I Long For The
Lowing Of Cattle And The Bleating Of Sheep.
At six we reached Tochigi, a large town, formerly the castle town
of a daimiyo.
Its special manufacture is rope of many kinds, a
great deal of hemp being grown in the neighbourhood. Many of the
roofs are tiled, and the town has a more solid and handsome
appearance than those that we had previously passed through. But
from Kasukabe to Tochigi was from bad to worse. I nearly abandoned
Japanese travelling altogether, and, if last night had not been a
great improvement, I think I should have gone ignominiously back to
Tokiyo. The yadoya was a very large one, and, as sixty guests had
arrived before me, there was no choice of accommodation, and I had
to be contented with a room enclosed on all sides not by fusuma but
shoji, and with barely room for my bed, bath, and chair, under a
fusty green mosquito net which was a perfect nest of fleas. One
side of the room was against a much-frequented passage, and another
opened on a small yard upon which three opposite rooms also opened,
crowded with some not very sober or decorous travellers. The shoji
were full of holes, and often at each hole I saw a human eye.

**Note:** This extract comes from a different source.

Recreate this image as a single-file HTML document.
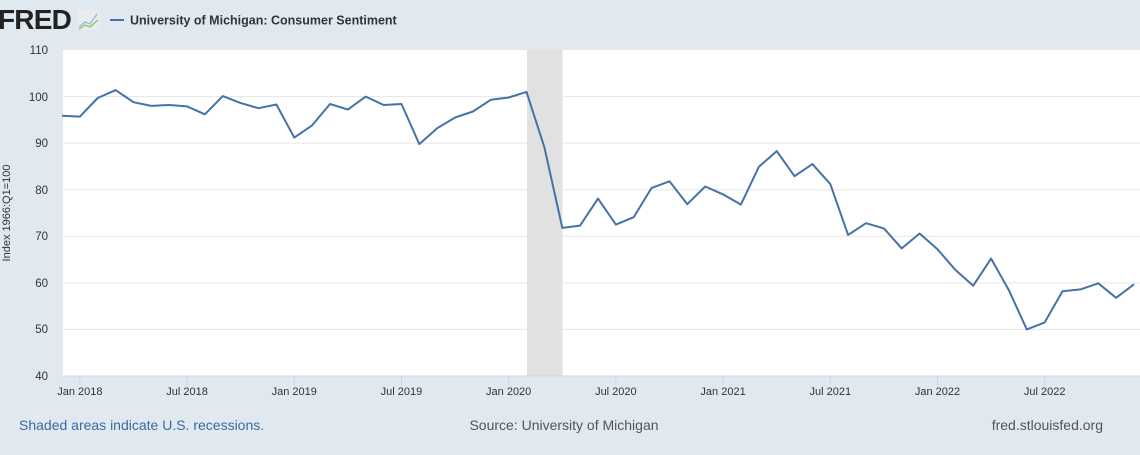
<!DOCTYPE html>
<html><head><style>
body{margin:0;width:1140px;height:450px;background:#e1e9f0;font-family:"Liberation Sans",sans-serif;overflow:hidden}
</style></head><body>
<svg width="1140" height="450" xmlns="http://www.w3.org/2000/svg" font-family="Liberation Sans, sans-serif">
<rect x="0" y="0" width="1140" height="450" fill="#e1e9f0"/>
<text x="-2" y="29" font-size="28" font-weight="bold" fill="#222" letter-spacing="-0.8">FRED</text>
<rect x="78" y="10" width="22" height="20" fill="#e8ecef" rx="2"/>
<polyline points="79,27 85,22 90,24 97,14" fill="none" stroke="#9bb7cf" stroke-width="1.3"/>
<polyline points="79,29 85,25 90,27 98,20" fill="none" stroke="#8fbf6a" stroke-width="1.3"/>
<line x1="110" y1="20" x2="124" y2="20" stroke="#4572a7" stroke-width="2"/>
<text x="130" y="24.5" font-size="12.5" font-weight="bold" fill="#333">University of Michigan: Consumer Sentiment</text>
<rect x="63" y="50" width="1077" height="326" fill="#fff"/>
<g stroke="#e6e6e6" stroke-width="1">
<line x1="63" x2="1140" y1="96.6" y2="96.6"/><line x1="63" x2="1140" y1="143.1" y2="143.1"/>
<line x1="63" x2="1140" y1="189.7" y2="189.7"/><line x1="63" x2="1140" y1="236.3" y2="236.3"/>
<line x1="63" x2="1140" y1="282.9" y2="282.9"/><line x1="63" x2="1140" y1="329.4" y2="329.4"/>
</g>
<rect x="527" y="50" width="35.5" height="326" fill="#e1e1e1"/>
<line x1="63" x2="1140" y1="376" y2="376" stroke="#ccd6eb"/>
<g font-size="11.5" fill="#333" text-anchor="end">
<text x="48" y="54">110</text><text x="48" y="101">100</text><text x="48" y="147">90</text>
<text x="48" y="194">80</text><text x="48" y="240">70</text><text x="48" y="287">60</text>
<text x="48" y="333">50</text><text x="48" y="380">40</text>
</g>
<text transform="translate(10,213) rotate(-90)" font-size="11" fill="#333" text-anchor="middle">Index 1966:Q1=100</text>
<g id="ticks" stroke="#ccd6eb"></g>
<g id="xl" font-size="11" fill="#333" text-anchor="middle"></g>
<polyline id="line" fill="none" stroke="#4572a7" stroke-width="2" stroke-linejoin="round"/>
<text x="19" y="430" font-size="14" fill="#3b6aa0">Shaded areas indicate U.S. recessions.</text>
<text x="564" y="430" font-size="14" fill="#555" text-anchor="middle">Source: University of Michigan</text>
<text x="1103" y="430" font-size="14" fill="#555" text-anchor="end">fred.stlouisfed.org</text>
</svg>
<script>
var d=[95.9,95.7,99.7,101.4,98.8,98.0,98.2,97.9,96.2,100.1,98.6,97.5,98.3,91.2,93.8,98.4,97.2,100.0,98.2,98.4,89.8,93.2,95.5,96.8,99.3,99.8,101.0,89.1,71.8,72.3,78.1,72.5,74.1,80.4,81.8,76.9,80.7,79.0,76.8,84.9,88.3,82.9,85.5,81.2,70.3,72.8,71.7,67.4,70.6,67.2,62.8,59.4,65.2,58.4,50.0,51.5,58.2,58.6,59.9,56.8,59.7];
function X(i){return 62+i*(1134-62)/60}function Y(v){return 376-(v-40)*326/70}
document.getElementById('line').setAttribute('points',d.map(function(v,i){return X(i).toFixed(1)+','+Y(v).toFixed(1)}).join(' '));
var labs=["Jan 2018","Jul 2018","Jan 2019","Jul 2019","Jan 2020","Jul 2020","Jan 2021","Jul 2021","Jan 2022","Jul 2022"];
var t=document.getElementById('ticks'),xl=document.getElementById('xl'),ns="http://www.w3.org/2000/svg";
labs.forEach(function(l,k){var x=X(1+6*k);var ln=document.createElementNS(ns,'line');ln.setAttribute('x1',x);ln.setAttribute('x2',x);ln.setAttribute('y1',376);ln.setAttribute('y2',385);t.appendChild(ln);
var tx=document.createElementNS(ns,'text');tx.setAttribute('x',x);tx.setAttribute('y',395);tx.textContent=l;xl.appendChild(tx);});
</script>
</body></html>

Privacy was a luxury not even to be recalled. Besides the constant
application of eyes to the shoji, the servants, who were very noisy
and rough, looked into my room constantly without any pretext; the
host, a bright, pleasant-looking man, did the same; jugglers,
musicians, blind shampooers, and singing girls, all pushed the
screens aside; and I began to think that Mr. Campbell was right,
and that a lady should not travel alone in Japan.